2. Leave room for maintenance under the home

In most cases, the ductwork or plumbing in the mobile home needs to be accessed from beneath the house. To make this possible, your pit should be deep enough and the retaining walls should be high enough so that someone can get under the house, crawl around comfortably and do the needed maintenance work.

3. Don't forget about ventilation

When you put a mobile home on a pit, an excavation crew digs the pit and lines it with a retaining wall. The wall supports part of the home, but it also prevents the dirt from around the edges of the pit from falling back into the pit and destabilising the mobile home. Ideally, however, these walls should not be completely solid. Instead, they should feature small openings for ventilation.

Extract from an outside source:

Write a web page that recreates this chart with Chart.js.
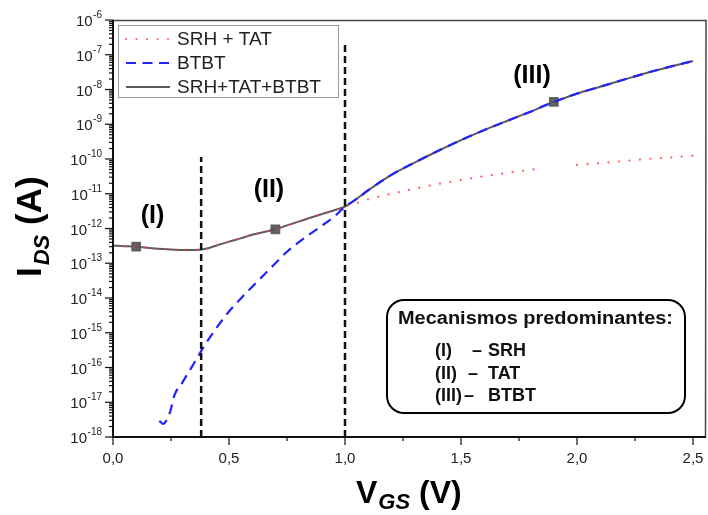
<!DOCTYPE html>
<html>
<head>
<meta charset="utf-8">
<script src="https://cdn.jsdelivr.net/npm/chart.js@4.4.1/dist/chart.umd.min.js"></script>
<style>
  html, body { margin: 0; padding: 0; background: #fff; }
  #wrap { width: 708px; height: 515px; position: relative; }
</style>
</head>
<body>
<div id="wrap"><canvas id="ivchart"></canvas></div>
<script>
// gate voltage grid used by the total and SRH+TAT curves
const vgs = [0, 0.05, 0.1, 0.15, 0.2, 0.25, 0.3, 0.35, 0.4, 0.45, 0.5, 0.55, 0.6, 0.65, 0.7, 0.75, 0.8, 0.85, 0.9, 0.95, 1.0, 1.05, 1.1,
  1.2, 1.3, 1.4, 1.5, 1.6, 1.7, 1.8, 1.85, 1.9, 1.95, 2.0, 2.1, 2.2, 2.3, 2.4, 2.5];
const idsTotal = [3.2e-13, 3.1e-13, 3.0e-13, 2.8e-13, 2.6e-13, 2.5e-13, 2.4e-13, 2.4e-13, 2.6e-13, 3.3e-13, 4.2e-13, 5.2e-13, 6.6e-13, 7.9e-13, 9.5e-13,
  1.23e-12, 1.58e-12, 2.04e-12, 2.6e-12, 3.3e-12, 4.3e-12, 7.1e-12, 1.26e-11,
  3.5e-11, 7.9e-11, 1.7e-10, 3.5e-10, 6.8e-10, 1.26e-9, 2.3e-9, 3.2e-9, 4.4e-9, 5.8e-9, 7.6e-9, 1.2e-8, 1.9e-8, 3.0e-8, 4.5e-8, 6.6e-8];
const idsSrhTat = [3.2e-13, 3.1e-13, 3.0e-13, 2.8e-13, 2.6e-13, 2.5e-13, 2.4e-13, 2.4e-13, 2.6e-13, 3.3e-13, 4.2e-13, 5.2e-13, 6.6e-13, 7.9e-13, 9.5e-13,
  1.23e-12, 1.58e-12, 2.04e-12, 2.6e-12, 3.3e-12, 4.3e-12, 5.4e-12, 6.9e-12,
  1.0e-11, 1.4e-11, 1.9e-11, 2.5e-11, 3.2e-11, 4.0e-11, 4.9e-11, 5.4e-11, null, null, 6.8e-11, 7.6e-11, 8.7e-11, 1.0e-10, 1.1e-10, 1.26e-10];

// BTBT only starts around 0.2 V
const vgsBtbt = [0.2, 0.215, 0.245, 0.265, 0.3, 0.35, 0.4, 0.45, 0.5, 0.55, 0.6, 0.65, 0.7, 0.75, 0.8, 0.85, 0.9, 0.95, 1.0, 1.05, 1.1,
  1.2, 1.3, 1.4, 1.5, 1.6, 1.7, 1.8, 1.9, 2.0, 2.1, 2.2, 2.3, 2.4, 2.5];
const idsBtbt = [2.9e-18, 2.4e-18, 5.0e-18, 1.6e-17, 3.8e-17, 1.35e-16, 4.9e-16, 1.5e-15, 4.1e-15, 9.5e-15, 2.1e-14, 4.6e-14, 1.0e-13, 2.15e-13,
  4.0e-13, 7.0e-13, 1.2e-12, 2.1e-12, 4.2e-12, 7.1e-12, 1.26e-11,
  3.5e-11, 7.9e-11, 1.7e-10, 3.5e-10, 6.8e-10, 1.26e-9, 2.3e-9, 4.4e-9, 7.6e-9, 1.2e-8, 1.9e-8, 3.0e-8, 4.5e-8, 6.6e-8];

const markerVgs = [0.1, 0.7, 1.9];

// region boundaries (dashed verticals)
const dividerVgs = [0.38, 1.0];
const dividerTop = [1.15e-10, 1.9e-7];

const yExponents = [-18, -17, -16, -15, -14, -13, -12, -11, -10, -9, -8, -7, -6];
const xTicks = [0, 0.5, 1.0, 1.5, 2.0, 2.5];
const xTickLabels = ['0,0', '0,5', '1,0', '1,5', '2,0', '2,5'];

const regionLabels = ['(I)', '(II)', '(III)'];
const regionVgs = [0.17, 0.672, 1.806];
const regionIds = [1.45e-12, 8.1e-12, 1.55e-8];

const legendNames = ['SRH + TAT', 'BTBT', 'SRH+TAT+BTBT'];
const mechRows = [['(I)', 'SRH'], ['(II)', 'TAT'], ['(III)', 'BTBT']];

const FONT = '"Liberation Sans", Arial, sans-serif';
const RED = 'rgba(255, 70, 70, 0.85)';
const BLUE = '#2323ff';
const GREY = '#5b5b5b';
const DOTS = [0.01, 10.5];
const DASHES = [10, 6.5];

const pts = (xs, ys) => xs.map((x, i) => ({ x: x, y: ys[i] }));

const dividerSets = dividerVgs.map((v, i) => ({
  data: [{ x: v, y: 1e-18 }, { x: v, y: dividerTop[i] }],
  borderColor: '#111',
  borderWidth: 2.5,
  borderDash: [7, 4],
  pointRadius: 0,
  tension: 0
}));

function roundRect(ctx, x, y, w, h, r) {
  ctx.beginPath();
  ctx.moveTo(x + r, y);
  ctx.arcTo(x + w, y, x + w, y + h, r);
  ctx.arcTo(x + w, y + h, x, y + h, r);
  ctx.arcTo(x, y + h, x, y, r);
  ctx.arcTo(x, y, x + w, y, r);
  ctx.closePath();
}

// text squeezed/stretched horizontally to a given width
function fitText(ctx, text, x, y, width) {
  const sx = width / ctx.measureText(text).width;
  ctx.save();
  ctx.translate(x, y);
  ctx.scale(sx, 1);
  ctx.fillText(text, 0, 0);
  ctx.restore();
}

const decorations = {
  id: 'decorations',
  afterDraw(chart) {
    const ctx = chart.ctx;
    const xs = chart.scales.x, ys = chart.scales.y;
    const a = chart.chartArea;
    ctx.save();

    // frame
    ctx.strokeStyle = '#444';
    ctx.lineWidth = 1.5;
    ctx.beginPath();
    ctx.moveTo(a.left, a.top + 0.5); ctx.lineTo(a.right, a.top + 0.5);
    ctx.lineTo(a.right - 0.5, a.bottom);
    ctx.stroke();
    ctx.strokeStyle = '#111';
    ctx.lineWidth = 2;
    ctx.beginPath();
    ctx.moveTo(a.left, a.top); ctx.lineTo(a.left, a.bottom); ctx.lineTo(a.right, a.bottom);
    ctx.stroke();

    // y ticks: decades plus 2..9 minors
    ctx.lineWidth = 1.2;
    ctx.strokeStyle = '#111';
    yExponents.forEach((e, k) => {
      const y = ys.getPixelForValue(Math.pow(10, e));
      ctx.beginPath(); ctx.moveTo(a.left - 8, y); ctx.lineTo(a.left, y); ctx.stroke();
      if (k < yExponents.length - 1) {
        for (let m = 2; m <= 9; m++) {
          const ym = ys.getPixelForValue(m * Math.pow(10, e));
          ctx.beginPath(); ctx.moveTo(a.left - 4, ym); ctx.lineTo(a.left, ym); ctx.stroke();
        }
      }
      // label 10^e
      ctx.fillStyle = '#222';
      ctx.textBaseline = 'alphabetic';
      ctx.textAlign = 'right';
      ctx.font = '10px ' + FONT;
      const sup = String(e);
      const sw = ctx.measureText(sup).width;
      ctx.fillText(sup, 102, y - 2);
      ctx.font = '15px ' + FONT;
      ctx.fillText('10', 102 - sw - 0.5, y + 6);
    });

    // x ticks
    xTicks.forEach((v, k) => {
      const x = xs.getPixelForValue(v);
      ctx.beginPath(); ctx.moveTo(x, a.bottom); ctx.lineTo(x, a.bottom + 8); ctx.stroke();
      const xm = xs.getPixelForValue(v + 0.25);
      if (k < xTicks.length - 1) {
        ctx.beginPath(); ctx.moveTo(xm, a.bottom); ctx.lineTo(xm, a.bottom + 4); ctx.stroke();
      }
      ctx.fillStyle = '#222';
      ctx.font = '15px ' + FONT;
      ctx.textAlign = 'center';
      ctx.fillText(xTickLabels[k], x, 463);
    });

    // axis titles
    ctx.fillStyle = '#000';
    ctx.textAlign = 'left';
    ctx.save();
    ctx.translate(41, 277);
    ctx.rotate(-Math.PI / 2);
    ctx.font = 'bold 35px ' + FONT;
    ctx.fillText('I', 0, 0);
    let w = ctx.measureText('I').width;
    ctx.font = 'bold italic 22px ' + FONT;
    ctx.fillText('DS', w + 2, 8);
    w += 2 + ctx.measureText('DS').width;
    ctx.font = 'bold 35px ' + FONT;
    ctx.fillText(' (A)', w, 0);
    ctx.restore();

    ctx.font = 'bold 32px ' + FONT;
    ctx.fillText('V', 356, 503);
    let xw = 356 + ctx.measureText('V').width;
    ctx.font = 'bold italic 22px ' + FONT;
    ctx.fillText('GS', xw + 1, 509);
    xw += 1 + ctx.measureText('GS').width;
    ctx.font = 'bold 32px ' + FONT;
    ctx.fillText(' (V)', xw, 503);

    // region labels
    ctx.font = 'bold 25px ' + FONT;
    ctx.textAlign = 'center';
    regionLabels.forEach((t, i) => {
      ctx.fillText(t, xs.getPixelForValue(regionVgs[i]), ys.getPixelForValue(regionIds[i]));
    });

    // legend
    ctx.strokeStyle = '#9a9a9a';
    ctx.lineWidth = 1;
    ctx.strokeRect(118.5, 25.5, 220, 72);
    const rowY = [39, 63, 87];
    const styles = [
      { color: RED, width: 2.2, dash: DOTS, cap: 'round' },
      { color: BLUE, width: 2.2, dash: DASHES, cap: 'butt' },
      { color: GREY, width: 2, dash: [], cap: 'butt' }
    ];
    legendNames.forEach((name, i) => {
      const s = styles[i];
      ctx.strokeStyle = s.color;
      ctx.lineWidth = s.width;
      ctx.lineCap = s.cap;
      ctx.setLineDash(s.dash);
      ctx.beginPath(); ctx.moveTo(126, rowY[i]); ctx.lineTo(170, rowY[i]); ctx.stroke();
      ctx.setLineDash([]);
      ctx.lineCap = 'butt';
      ctx.fillStyle = '#222';
      ctx.font = '19px ' + FONT;
      ctx.textAlign = 'left';
      ctx.textBaseline = 'middle';
      ctx.fillText(name, 177, rowY[i] + 1);
    });

    // mechanisms box
    ctx.textBaseline = 'alphabetic';
    ctx.strokeStyle = '#000';
    ctx.lineWidth = 2;
    roundRect(ctx, 387, 300, 298, 113, 17);
    ctx.fillStyle = '#fff';
    ctx.fill();
    ctx.stroke();
    ctx.fillStyle = '#111';
    ctx.font = 'bold 18px ' + FONT;
    fitText(ctx, 'Mecanismos predominantes:', 398, 324, 275);
    const dashX = [472, 468, 464];
    mechRows.forEach((r, i) => {
      const by = 356 + i * 22.5;
      ctx.font = 'bold 18px ' + FONT;
      ctx.fillText(r[0], 435, by);
      ctx.fillText('\u2013', dashX[i], by);
      ctx.fillText(r[1], 488, by);
    });

    ctx.restore();
  }
};

new Chart(document.getElementById('ivchart'), {
  type: 'line',
  data: {
    datasets: [
      ...dividerSets,
      {
        label: legendNames[0],
        data: pts(vgs, idsSrhTat),
        borderColor: RED,
        borderWidth: 2.2,
        borderDash: DOTS,
        borderCapStyle: 'round',
        pointRadius: 0,
        cubicInterpolationMode: 'monotone'
      },
      {
        label: legendNames[1],
        data: pts(vgsBtbt, idsBtbt),
        borderColor: BLUE,
        borderWidth: 2.2,
        borderDash: DASHES,
        pointRadius: 0,
        cubicInterpolationMode: 'monotone'
      },
      {
        label: legendNames[2],
        data: pts(vgs, idsTotal),
        borderColor: GREY,
        borderWidth: 2,
        pointStyle: 'rect',
        pointRadius: c => markerVgs.includes(vgs[c.dataIndex]) ? 5.5 : 0,
        pointBackgroundColor: 'rgba(85,85,85,0.9)',
        pointBorderColor: 'rgba(85,85,85,0.9)',
        cubicInterpolationMode: 'monotone'
      }
    ]
  },
  options: {
    responsive: true,
    maintainAspectRatio: false,
    animation: false,
    layout: { padding: { left: 113, top: 20, right: 2, bottom: 78 } },
    scales: {
      x: { type: 'linear', min: 0, max: 2.556, display: false },
      y: { type: 'logarithmic', min: 1e-18, max: 1e-6, display: false }
    },
    plugins: {
      legend: { display: false },
      tooltip: { enabled: false }
    }
  },
  plugins: [decorations]
});
</script>
</body>
</html>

4. Don't forget interior piers

Although the retaining wall supports some of your mobile home, you still need to ensure that the middle of the mobile home's frame is supported. To do that, use piers just as you normally would under a mobile home. After the mobile home has been placed on the retaining walls, someone should crawl under the home, into the pit and position the piers in place.

5. Think about fun retaining wall blocks

Retaining walls can be made of lots of different designs and materials. With many designs, a small part of the retaining wall is visible beneath the perimeter of the mobile home. To create a decorative look, don't use plain, boring retaining wall blocks. Instead, use colours or textures that add something special to your home.